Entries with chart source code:
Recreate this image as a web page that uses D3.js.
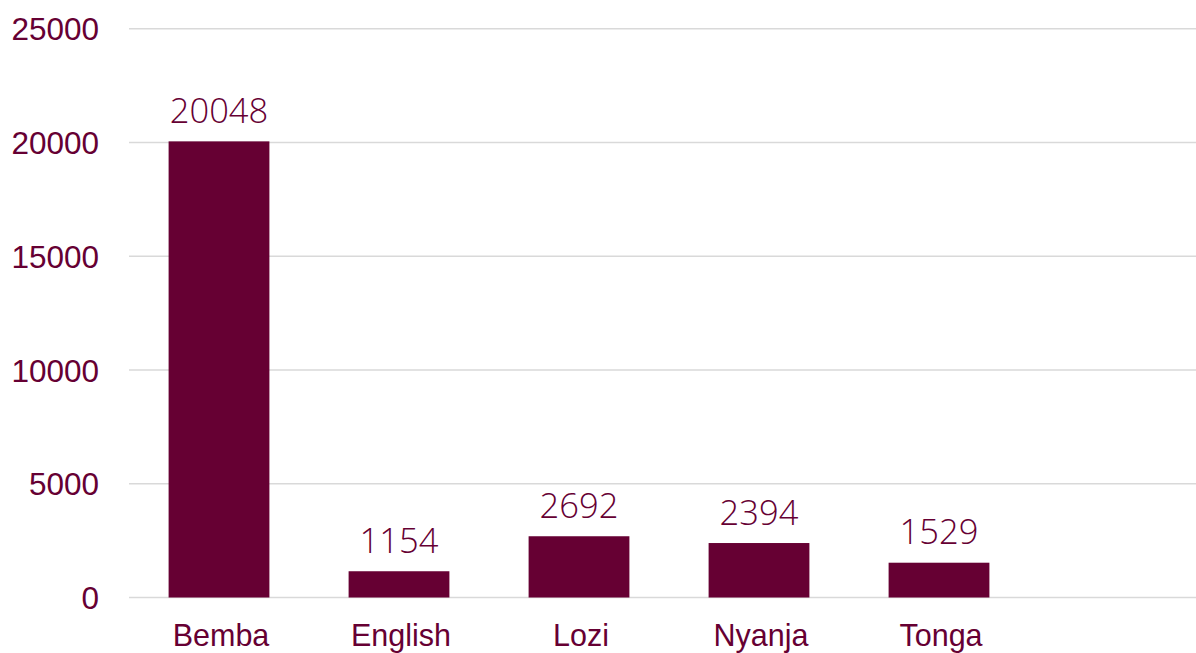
<!DOCTYPE html>
<html>
<head>
<meta charset="utf-8">
<script src="https://cdn.jsdelivr.net/npm/d3@7"></script>
<style>
  html, body { margin: 0; padding: 0; background: #fff; }
  svg { display: block; }
</style>
</head>
<body>
<svg id="chart" width="1196" height="653"></svg>
<script>
const categories = ["Bemba", "English", "Lozi", "Nyanja", "Tonga"];
const values = [20048, 1154, 2692, 2394, 1529];
const yTicks = [0, 5000, 10000, 15000, 20000, 25000];

const W = 1196, H = 653;
const mLeft = 129, mRight = 1196, mTop = 28.7, mBottom = 597.5;
const color = "#660033";

const svg = d3.select("#chart");

const x = d3.scaleBand()
  .domain(categories)
  .range([mLeft, mLeft + 900])
  .paddingInner(0.44)
  .paddingOuter(0.22);

const y = d3.scaleLinear().domain([0, 25000]).range([mBottom, mTop]);

// gridlines
svg.append("g").selectAll("line").data(yTicks).join("line")
  .attr("x1", mLeft).attr("x2", mRight)
  .attr("y1", d => y(d)).attr("y2", d => y(d))
  .attr("stroke", "#d9d9d9").attr("stroke-width", 1.5);

// y axis labels
const yAxis = d3.axisLeft(y).tickValues(yTicks).tickSize(0).tickPadding(0).tickFormat(d3.format("d"));
const ya = svg.append("g").attr("transform", "translate(99,0)").call(yAxis);
ya.select(".domain").remove();
ya.selectAll("text")
  .attr("fill", color)
  .attr("font-family", "'Liberation Sans', Arial, sans-serif")
  .attr("font-size", 31.5)
  .attr("dy", "0.35em");

// bars
svg.append("g").selectAll("rect").data(values).join("rect")
  .attr("x", (d, i) => x(categories[i]))
  .attr("width", x.bandwidth())
  .attr("y", d => y(d))
  .attr("height", d => y(0) - y(d))
  .attr("fill", color);

// data labels
svg.append("g").selectAll("text").data(values).join("text")
  .attr("x", (d, i) => x(categories[i]) + x.bandwidth() / 2)
  .attr("y", d => y(d) - 18.5)
  .attr("text-anchor", "middle")
  .attr("fill", color)
  .attr("font-family", "'Open Sans', sans-serif")
  .attr("font-weight", 300)
  .attr("font-size", 34.5)
  .text(d => d);

// x axis labels
const xAxis = d3.axisBottom(x).tickSize(0).tickPadding(0);
const xa = svg.append("g").attr("transform", `translate(2,${mBottom})`).call(xAxis);
xa.select(".domain").remove();
xa.selectAll("text")
  .attr("fill", color)
  .attr("font-family", "'Liberation Sans', Arial, sans-serif")
  .attr("font-size", 30.5)
  .attr("dy", null)
  .attr("y", 48.5);
</script>
</body>
</html>
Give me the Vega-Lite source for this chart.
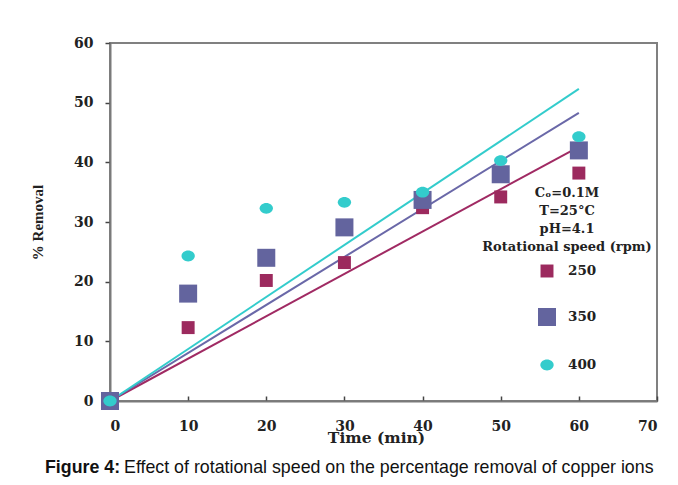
{
  "$schema": "https://vega.github.io/schema/vega-lite/v6.json",
  "width": 547,
  "height": 358,
  "autosize": "none",
  "padding": {"left": 110, "top": 43, "right": 21, "bottom": 84},
  "background": "white",
  "config": {
    "view": {"stroke": "#808080", "strokeWidth": 2},
    "font": "DejaVu Serif"
  },
  "title": {
    "text": "Figure 4:",
    "subtitle": "\u200b\u00a0\u00a0\u00a0\u00a0\u00a0\u00a0\u00a0\u00a0\u00a0\u00a0\u00a0\u00a0\u00a0\u00a0\u00a0\u00a0Effect of rotational speed on the percentage removal of copper ions",
    "orient": "bottom",
    "anchor": "start",
    "frame": "group",
    "dx": -65,
    "offset": 13,
    "font": "Liberation Sans",
    "fontSize": 17.8,
    "fontWeight": "bold",
    "color": "#111",
    "subtitleFont": "Liberation Sans",
    "subtitleFontSize": 17.8,
    "subtitleFontWeight": "normal",
    "subtitleColor": "#111",
    "subtitlePadding": -17.8
  },
  "datasets": {
    "points": [
      {"speed": "250", "time": 0, "removal": 0},
      {"speed": "250", "time": 10, "removal": 12.3},
      {"speed": "250", "time": 20, "removal": 20.2},
      {"speed": "250", "time": 30, "removal": 23.2},
      {"speed": "250", "time": 40, "removal": 32.4},
      {"speed": "250", "time": 50, "removal": 34.2},
      {"speed": "250", "time": 60, "removal": 38.2},
      {"speed": "350", "time": 0, "removal": 0},
      {"speed": "350", "time": 10, "removal": 18},
      {"speed": "350", "time": 20, "removal": 24},
      {"speed": "350", "time": 30, "removal": 29.1},
      {"speed": "350", "time": 40, "removal": 33.7},
      {"speed": "350", "time": 50, "removal": 38},
      {"speed": "350", "time": 60, "removal": 42},
      {"speed": "400", "time": 0, "removal": 0},
      {"speed": "400", "time": 10, "removal": 24.3},
      {"speed": "400", "time": 20, "removal": 32.3},
      {"speed": "400", "time": 30, "removal": 33.3},
      {"speed": "400", "time": 40, "removal": 35},
      {"speed": "400", "time": 50, "removal": 40.3},
      {"speed": "400", "time": 60, "removal": 44.3}
    ],
    "fits": [
      {"speed": "250", "time": 0, "removal": 0},
      {"speed": "250", "time": 60, "removal": 42.6},
      {"speed": "350", "time": 0, "removal": 0},
      {"speed": "350", "time": 60, "removal": 48.3},
      {"speed": "400", "time": 0, "removal": 0},
      {"speed": "400", "time": 60, "removal": 52.3}
    ]
  },
  "layer": [
    {
      "data": {"name": "fits"},
      "mark": {"type": "line", "strokeWidth": 2},
      "encoding": {
        "x": {"field": "time", "type": "quantitative"},
        "y": {"field": "removal", "type": "quantitative"},
        "detail": {"field": "speed", "type": "nominal"},
        "color": {
          "field": "speed",
          "type": "nominal",
          "scale": {"domain": ["250", "350", "400"], "range": ["#a02a63", "#6a68a8", "#33cccc"]},
          "legend": null
        }
      }
    },
    {
      "data": {"name": "points"},
      "mark": {"type": "point", "filled": true, "opacity": 1, "size": 324, "strokeWidth": 0},
      "encoding": {
        "x": {
          "field": "time",
          "type": "quantitative",
          "scale": {"domain": [0, 70], "nice": false},
          "axis": {
            "title": "Time (min)",
            "values": [0, 10, 20, 30, 40, 50, 60, 70],
            "grid": false,
            "domainColor": "#7a7a7a",
            "domainWidth": 2,
            "tickColor": "#444",
            "tickWidth": 1.5,
            "tickSize": -5,
            "labelPadding": 23,
            "labelFont": "DejaVu Serif",
            "labelFontSize": 14,
            "labelFontWeight": "bold",
            "labelColor": "#222",
            "titleFont": "DejaVu Serif",
            "titleFontSize": 15.5,
            "titleFontWeight": "bold",
            "titleColor": "#222",
            "titleBaseline": "middle",
            "titleY": 36,
            "titleX": 266
          }
        },
        "y": {
          "field": "removal",
          "type": "quantitative",
          "scale": {"domain": [0, 60], "nice": false},
          "axis": {
            "title": "% Removal",
            "values": [0, 10, 20, 30, 40, 50, 60],
            "grid": false,
            "domainColor": "#7a7a7a",
            "domainWidth": 2,
            "tickColor": "#444",
            "tickWidth": 1.5,
            "tickSize": 5,
            "labelPadding": 12,
            "labelFont": "DejaVu Serif",
            "labelFontSize": 14,
            "labelFontWeight": "bold",
            "labelColor": "#222",
            "titleFont": "Liberation Serif",
            "titleFontSize": 15,
            "titleFontWeight": "bold",
            "titleColor": "#222",
            "titlePadding": 28
          }
        },
        "fill": {
          "field": "speed",
          "type": "nominal",
          "scale": {"domain": ["250", "350", "400"], "range": ["#9c2a5e", "#63649e", "#33cccc"]},
          "legend": {
            "title": ["C\u2092=0.1M", "T=25°C", "pH=4.1", "Rotational speed (rpm)"],
            "orient": "none",
            "legendX": 372,
            "legendY": 144,
            "titleFont": "DejaVu Serif",
            "titleFontSize": 13,
            "titleFontWeight": "bold",
            "titleColor": "#222",
            "titleAlign": "center",
            "titleAnchor": "middle",
            "titleLineHeight": 18,
            "titlePadding": 8,
            "titleLimit": 300,
            "labelFont": "DejaVu Serif",
            "labelFontSize": 13.5,
            "labelFontWeight": "bold",
            "labelColor": "#222",
            "labelOffset": 12,
            "rowPadding": 30,
            "symbolSize": 324,
            "symbolStrokeWidth": 0
          }
        },
        "shape": {
          "field": "speed",
          "type": "nominal",
          "scale": {
            "domain": ["250", "350", "400"],
            "range": [
              "M-0.72,-0.72H0.72V0.72H-0.72Z",
              "M-1,-1H1V1H-1Z",
              "M-0.74,0A0.74,0.6 0 1,0 0.74,0A0.74,0.6 0 1,0 -0.74,0Z"
            ]
          },
          "legend": {
            "title": ["C\u2092=0.1M", "T=25°C", "pH=4.1", "Rotational speed (rpm)"],
            "orient": "none",
            "legendX": 372,
            "legendY": 144,
            "titleFont": "DejaVu Serif",
            "titleFontSize": 13,
            "titleFontWeight": "bold",
            "titleColor": "#222",
            "titleAlign": "center",
            "titleAnchor": "middle",
            "titleLineHeight": 18,
            "titlePadding": 8,
            "titleLimit": 300,
            "labelFont": "DejaVu Serif",
            "labelFontSize": 13.5,
            "labelFontWeight": "bold",
            "labelColor": "#222",
            "labelOffset": 12,
            "rowPadding": 30,
            "symbolSize": 324,
            "symbolStrokeWidth": 0
          }
        }
      }
    }
  ],
  "resolve": {"scale": {"color": "independent"}, "legend": {"color": "independent"}}
}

Given exercise: Copy nothing but the lines from the top of the data down to the line containing "d3.scaleLinear().domain([0, 25000]).range([mBottom, mTop]);", and leave the pictures out.

Solution to the exercise:
Recreate this image as a web page that uses D3.js.
<!DOCTYPE html>
<html>
<head>
<meta charset="utf-8">
<script src="https://cdn.jsdelivr.net/npm/d3@7"></script>
<style>
  html, body { margin: 0; padding: 0; background: #fff; }
  svg { display: block; }
</style>
</head>
<body>
<svg id="chart" width="1196" height="653"></svg>
<script>
const categories = ["Bemba", "English", "Lozi", "Nyanja", "Tonga"];
const values = [20048, 1154, 2692, 2394, 1529];
const yTicks = [0, 5000, 10000, 15000, 20000, 25000];

const W = 1196, H = 653;
const mLeft = 129, mRight = 1196, mTop = 28.7, mBottom = 597.5;
const color = "#660033";

const svg = d3.select("#chart");

const x = d3.scaleBand()
  .domain(categories)
  .range([mLeft, mLeft + 900])
  .paddingInner(0.44)
  .paddingOuter(0.22);

const y = d3.scaleLinear().domain([0, 25000]).range([mBottom, mTop]);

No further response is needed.